Private Sub onPrint(ByVal sender As Object, ByVal ev As PrintPageEventArgs)
Dim printFont As New Font("code 128", 40)
Dim stringToBarCode As String = "251250000156"
Dim intChar As Integer
Dim stringBuild As New StringBuilder
Dim checksum As Integer = 104
Dim i As Integer = 1
Dim crcResult As Integer
stringBuild.Append(ChrW(204))
For Each c As Char In stringToBarCode.ToCharArray
intChar = Encoding.ASCII.GetBytes(c)(0)
If intChar >= 32 And intChar <= 126 Then
checksum += (intChar - 32) * i
i += 1
stringBuild.Append(c)
End If
Next
If checksum > 104 Then
crcResult = (checksum Mod 103) + 32
stringBuild.Append(ChrW(crcResult))
stringBuild.Append(ChrW(206))
ev.Graphics.DrawString(stringBuild.ToString, printFont, Brushes.Black, 1, 1)
End If
End Sub
How can it be solved?, Do I need to edit the font? if so, how can i do it?
this has no characters for start, and stop codes.
Start A is ascii 208, start B is ascii 209 and start c ascii 210. The stop code is allways 211. All these characters are not available with this font...
Help me please, i printed card with id but don´t put start, stop codes or digi controller, and then the reader can´t read my codebar, exist a solution ?
Help me please, i printed card with id but don´t put start, stop codes or digi controller, and then the reader can´t read my codebar, exist a solution ?
Thanks to David Aguilar and the info on Wikipedia I fixed the code to use this font. (Below the c# code)
public string Code128(string toEncode)
{
StringBuilder Encoded = new StringBuilder();
//Start code
Encoded.Append((char)204);
int sum = 104;
for (int i = 0; i < toEncode.Length; i++)
{
sum += ((char)toEncode[i] - 32) * (i+1);
Encoded.Append(toEncode[i]);
}
sum = sum % 103;
sum += 32;
//Checksum between 94 and 103 are encoded in the 200 - 206 range
if (sum > 94 && sum < 103)
sum += 105;
//Checksum
Encoded.Append((char)sum);
//Stop code
Encoded.Append((char)206);
return Encoded.ToString();
}
The Difference with the code of David is that if the checksum values is in the 95-102 we have the correct font on ASCII (200-207). I made several test and it works.
Hello, CirasaEric. Thanks for the code. Could you please give us instructions on how to use this code. When I try to use putting it in a macro it give me a sintax error.
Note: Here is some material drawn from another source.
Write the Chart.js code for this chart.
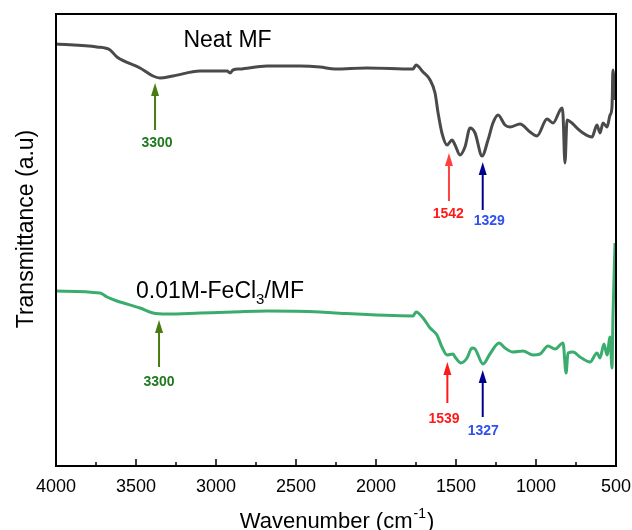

Your help will be really appreciated.
CirasaEric's code worked for lots of passwords, but some weren't working for me. Looking at the code, range 94-103 have letters in it that work. I see 127 up to 194 to be skipped, with an offset of 68.
//Checksum between 127 and 194 result in bad chars. Barcode chars begin in this font again at 196.
if (sum > 126 && sum < 195)
sum += 68;
Lots of text inputs, not passwords.
I translated CirasaEric's code into VBA and added Aki7 extra.
I don't actually know what they are talking about in those 2 cases and didn't run into any problems testing it out but I only used it on simple combinations of letters and numbers.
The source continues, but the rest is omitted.